> **What this task involves**
Starting with the first line of the listing, quote each line exactly until and including the one with "baseline = [0.9, 0.0, 0.4, 0.7, 1.0, 1.0, 0.8, 0.9]", leaving pictures out.

> **Information shown**
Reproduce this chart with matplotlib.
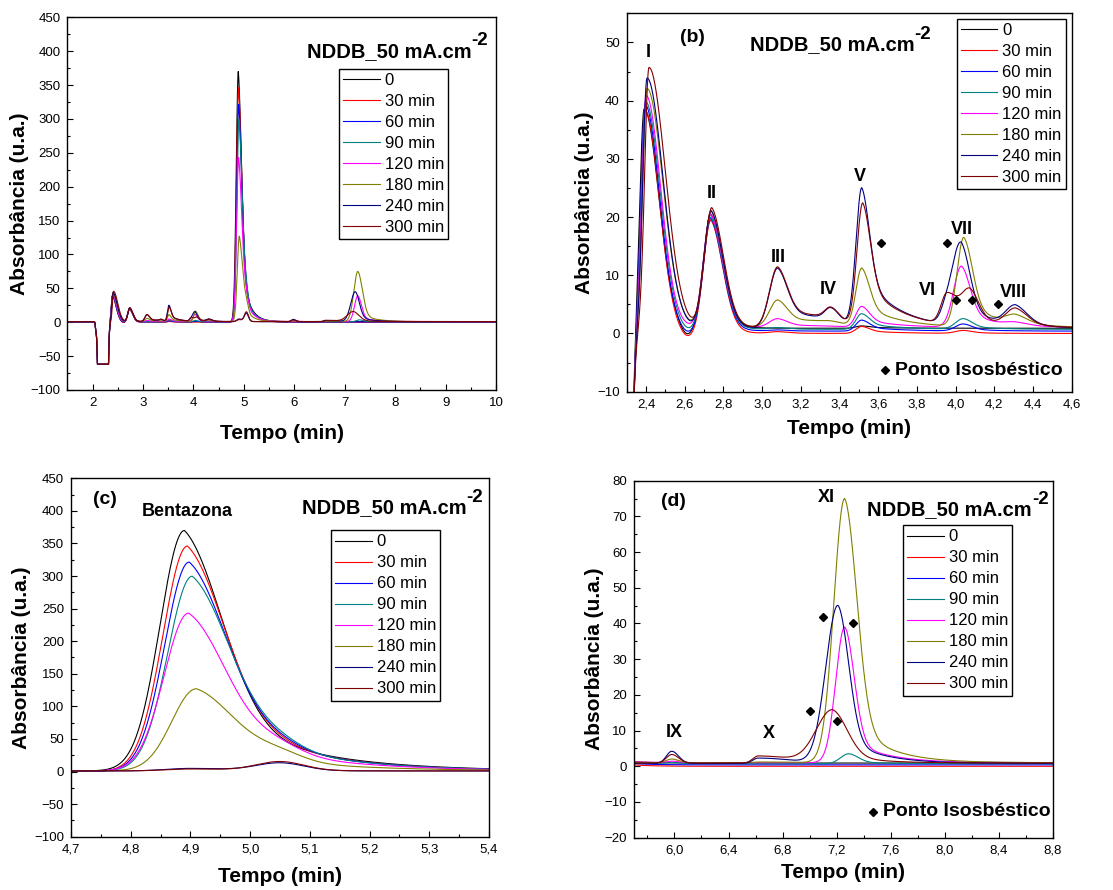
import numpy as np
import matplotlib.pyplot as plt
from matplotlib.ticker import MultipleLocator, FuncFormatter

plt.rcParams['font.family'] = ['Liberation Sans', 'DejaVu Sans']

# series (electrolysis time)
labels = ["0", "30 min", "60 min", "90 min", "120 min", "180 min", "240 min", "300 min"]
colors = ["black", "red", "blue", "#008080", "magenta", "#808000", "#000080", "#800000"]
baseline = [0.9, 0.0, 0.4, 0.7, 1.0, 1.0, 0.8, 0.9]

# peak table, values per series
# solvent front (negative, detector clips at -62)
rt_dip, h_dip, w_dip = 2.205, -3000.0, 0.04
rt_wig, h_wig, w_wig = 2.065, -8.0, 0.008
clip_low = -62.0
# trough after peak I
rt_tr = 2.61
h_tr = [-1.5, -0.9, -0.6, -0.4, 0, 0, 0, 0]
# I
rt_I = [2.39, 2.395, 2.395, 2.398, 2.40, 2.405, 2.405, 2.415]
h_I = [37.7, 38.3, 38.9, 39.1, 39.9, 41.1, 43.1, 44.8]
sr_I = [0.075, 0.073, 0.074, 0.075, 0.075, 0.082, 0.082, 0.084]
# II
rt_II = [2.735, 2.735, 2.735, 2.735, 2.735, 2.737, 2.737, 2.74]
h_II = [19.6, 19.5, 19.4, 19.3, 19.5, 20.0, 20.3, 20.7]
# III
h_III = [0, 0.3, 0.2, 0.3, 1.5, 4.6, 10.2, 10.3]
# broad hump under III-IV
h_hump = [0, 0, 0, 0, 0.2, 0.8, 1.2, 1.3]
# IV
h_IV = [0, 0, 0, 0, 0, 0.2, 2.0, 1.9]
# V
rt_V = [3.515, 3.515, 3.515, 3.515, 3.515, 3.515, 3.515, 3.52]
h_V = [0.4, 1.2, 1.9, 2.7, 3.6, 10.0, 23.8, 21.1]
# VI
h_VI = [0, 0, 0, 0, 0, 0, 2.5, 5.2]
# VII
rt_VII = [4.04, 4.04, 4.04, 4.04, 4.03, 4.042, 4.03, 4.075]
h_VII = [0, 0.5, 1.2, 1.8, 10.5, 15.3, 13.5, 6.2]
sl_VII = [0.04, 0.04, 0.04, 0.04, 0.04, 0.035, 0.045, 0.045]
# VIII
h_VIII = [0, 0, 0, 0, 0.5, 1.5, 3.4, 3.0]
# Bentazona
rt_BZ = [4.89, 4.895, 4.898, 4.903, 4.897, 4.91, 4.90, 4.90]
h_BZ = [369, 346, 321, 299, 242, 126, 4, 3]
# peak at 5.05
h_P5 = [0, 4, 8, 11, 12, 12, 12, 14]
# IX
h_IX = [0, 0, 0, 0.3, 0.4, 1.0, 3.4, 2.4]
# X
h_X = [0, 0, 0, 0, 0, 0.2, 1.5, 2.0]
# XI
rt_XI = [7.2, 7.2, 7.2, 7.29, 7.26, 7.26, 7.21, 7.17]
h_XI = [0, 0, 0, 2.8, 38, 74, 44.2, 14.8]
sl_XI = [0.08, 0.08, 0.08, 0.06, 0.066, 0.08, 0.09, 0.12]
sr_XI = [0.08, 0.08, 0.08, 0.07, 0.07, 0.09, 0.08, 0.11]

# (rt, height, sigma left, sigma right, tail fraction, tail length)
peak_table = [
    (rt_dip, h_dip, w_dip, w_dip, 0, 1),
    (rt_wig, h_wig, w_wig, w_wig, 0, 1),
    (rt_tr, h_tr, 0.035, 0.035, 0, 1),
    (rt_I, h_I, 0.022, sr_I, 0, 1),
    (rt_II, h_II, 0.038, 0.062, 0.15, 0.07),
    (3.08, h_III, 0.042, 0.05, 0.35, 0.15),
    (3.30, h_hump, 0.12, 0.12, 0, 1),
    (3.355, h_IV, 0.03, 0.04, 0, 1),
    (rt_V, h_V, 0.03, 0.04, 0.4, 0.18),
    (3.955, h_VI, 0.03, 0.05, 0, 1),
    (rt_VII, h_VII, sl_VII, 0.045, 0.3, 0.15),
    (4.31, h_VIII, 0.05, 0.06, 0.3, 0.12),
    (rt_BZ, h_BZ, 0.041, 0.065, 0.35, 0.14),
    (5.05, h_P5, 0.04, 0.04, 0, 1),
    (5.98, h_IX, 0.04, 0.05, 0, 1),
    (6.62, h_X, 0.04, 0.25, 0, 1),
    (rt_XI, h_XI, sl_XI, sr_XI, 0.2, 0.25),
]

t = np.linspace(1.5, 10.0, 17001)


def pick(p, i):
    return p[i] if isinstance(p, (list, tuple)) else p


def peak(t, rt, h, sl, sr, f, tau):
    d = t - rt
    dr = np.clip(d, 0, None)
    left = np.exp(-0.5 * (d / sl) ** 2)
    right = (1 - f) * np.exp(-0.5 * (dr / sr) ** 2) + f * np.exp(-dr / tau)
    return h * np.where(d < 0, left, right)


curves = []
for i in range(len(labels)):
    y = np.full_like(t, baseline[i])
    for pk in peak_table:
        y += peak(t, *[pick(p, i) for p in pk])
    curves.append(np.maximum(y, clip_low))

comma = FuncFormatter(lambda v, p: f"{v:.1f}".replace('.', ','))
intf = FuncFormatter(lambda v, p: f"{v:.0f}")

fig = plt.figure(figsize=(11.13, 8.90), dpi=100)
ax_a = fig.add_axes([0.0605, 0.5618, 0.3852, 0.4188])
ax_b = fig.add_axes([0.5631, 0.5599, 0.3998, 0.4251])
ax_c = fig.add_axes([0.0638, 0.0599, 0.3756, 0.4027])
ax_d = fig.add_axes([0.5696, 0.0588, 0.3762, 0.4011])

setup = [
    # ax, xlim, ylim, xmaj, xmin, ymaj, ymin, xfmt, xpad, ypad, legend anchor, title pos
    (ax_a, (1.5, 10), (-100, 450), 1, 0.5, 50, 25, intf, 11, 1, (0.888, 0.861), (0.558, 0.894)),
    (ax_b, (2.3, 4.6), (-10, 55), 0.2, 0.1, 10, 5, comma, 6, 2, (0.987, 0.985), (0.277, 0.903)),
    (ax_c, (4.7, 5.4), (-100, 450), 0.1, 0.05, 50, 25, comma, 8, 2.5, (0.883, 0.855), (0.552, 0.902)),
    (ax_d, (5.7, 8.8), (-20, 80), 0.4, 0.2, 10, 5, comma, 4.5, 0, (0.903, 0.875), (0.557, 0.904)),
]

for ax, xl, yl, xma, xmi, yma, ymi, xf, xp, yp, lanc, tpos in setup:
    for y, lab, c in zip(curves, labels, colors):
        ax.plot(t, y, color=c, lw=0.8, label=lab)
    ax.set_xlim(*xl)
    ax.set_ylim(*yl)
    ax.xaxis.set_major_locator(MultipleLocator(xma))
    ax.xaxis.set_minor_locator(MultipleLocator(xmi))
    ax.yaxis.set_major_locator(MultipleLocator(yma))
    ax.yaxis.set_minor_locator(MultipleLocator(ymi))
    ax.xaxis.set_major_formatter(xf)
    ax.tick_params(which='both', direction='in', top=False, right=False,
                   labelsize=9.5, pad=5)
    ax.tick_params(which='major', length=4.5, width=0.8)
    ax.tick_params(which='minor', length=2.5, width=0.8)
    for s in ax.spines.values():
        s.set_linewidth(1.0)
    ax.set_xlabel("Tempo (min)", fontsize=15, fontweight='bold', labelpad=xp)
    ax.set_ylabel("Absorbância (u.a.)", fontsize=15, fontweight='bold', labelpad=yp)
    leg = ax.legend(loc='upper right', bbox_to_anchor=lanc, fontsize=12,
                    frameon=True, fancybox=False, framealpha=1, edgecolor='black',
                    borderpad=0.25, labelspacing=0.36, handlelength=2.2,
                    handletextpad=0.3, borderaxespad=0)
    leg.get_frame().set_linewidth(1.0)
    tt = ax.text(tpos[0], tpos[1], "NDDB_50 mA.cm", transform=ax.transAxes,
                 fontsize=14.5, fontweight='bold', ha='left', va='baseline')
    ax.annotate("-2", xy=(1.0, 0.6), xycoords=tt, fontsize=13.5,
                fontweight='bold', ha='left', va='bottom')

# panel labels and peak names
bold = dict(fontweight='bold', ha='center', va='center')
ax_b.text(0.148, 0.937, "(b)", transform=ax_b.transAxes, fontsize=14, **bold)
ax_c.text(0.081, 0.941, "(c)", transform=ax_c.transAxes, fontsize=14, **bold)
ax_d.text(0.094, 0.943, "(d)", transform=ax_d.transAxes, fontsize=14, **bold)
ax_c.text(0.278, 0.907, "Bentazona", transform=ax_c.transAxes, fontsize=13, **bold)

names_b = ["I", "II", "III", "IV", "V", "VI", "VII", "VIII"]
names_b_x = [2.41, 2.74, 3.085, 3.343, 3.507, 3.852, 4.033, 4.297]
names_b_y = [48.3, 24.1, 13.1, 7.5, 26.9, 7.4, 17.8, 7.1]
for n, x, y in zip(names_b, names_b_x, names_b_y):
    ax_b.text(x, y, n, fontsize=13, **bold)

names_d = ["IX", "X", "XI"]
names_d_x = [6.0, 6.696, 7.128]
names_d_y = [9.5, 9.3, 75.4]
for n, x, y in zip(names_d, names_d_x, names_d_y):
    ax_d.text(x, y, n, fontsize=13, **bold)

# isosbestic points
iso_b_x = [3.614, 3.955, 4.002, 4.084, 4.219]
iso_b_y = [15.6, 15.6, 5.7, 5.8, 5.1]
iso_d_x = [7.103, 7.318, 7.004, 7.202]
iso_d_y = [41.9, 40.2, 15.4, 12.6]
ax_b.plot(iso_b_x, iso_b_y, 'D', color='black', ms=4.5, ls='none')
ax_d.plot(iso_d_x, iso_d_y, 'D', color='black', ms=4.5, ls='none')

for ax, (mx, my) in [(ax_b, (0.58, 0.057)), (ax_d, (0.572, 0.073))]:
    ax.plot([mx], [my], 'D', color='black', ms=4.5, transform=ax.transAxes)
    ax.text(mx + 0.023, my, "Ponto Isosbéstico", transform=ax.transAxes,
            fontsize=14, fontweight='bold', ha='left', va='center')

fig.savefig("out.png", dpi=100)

> **The response**
Reproduce this chart with matplotlib.
import numpy as np
import matplotlib.pyplot as plt
from matplotlib.ticker import MultipleLocator, FuncFormatter

plt.rcParams['font.family'] = ['Liberation Sans', 'DejaVu Sans']

# series (electrolysis time)
labels = ["0", "30 min", "60 min", "90 min", "120 min", "180 min", "240 min", "300 min"]
colors = ["black", "red", "blue", "#008080", "magenta", "#808000", "#000080", "#800000"]
baseline = [0.9, 0.0, 0.4, 0.7, 1.0, 1.0, 0.8, 0.9]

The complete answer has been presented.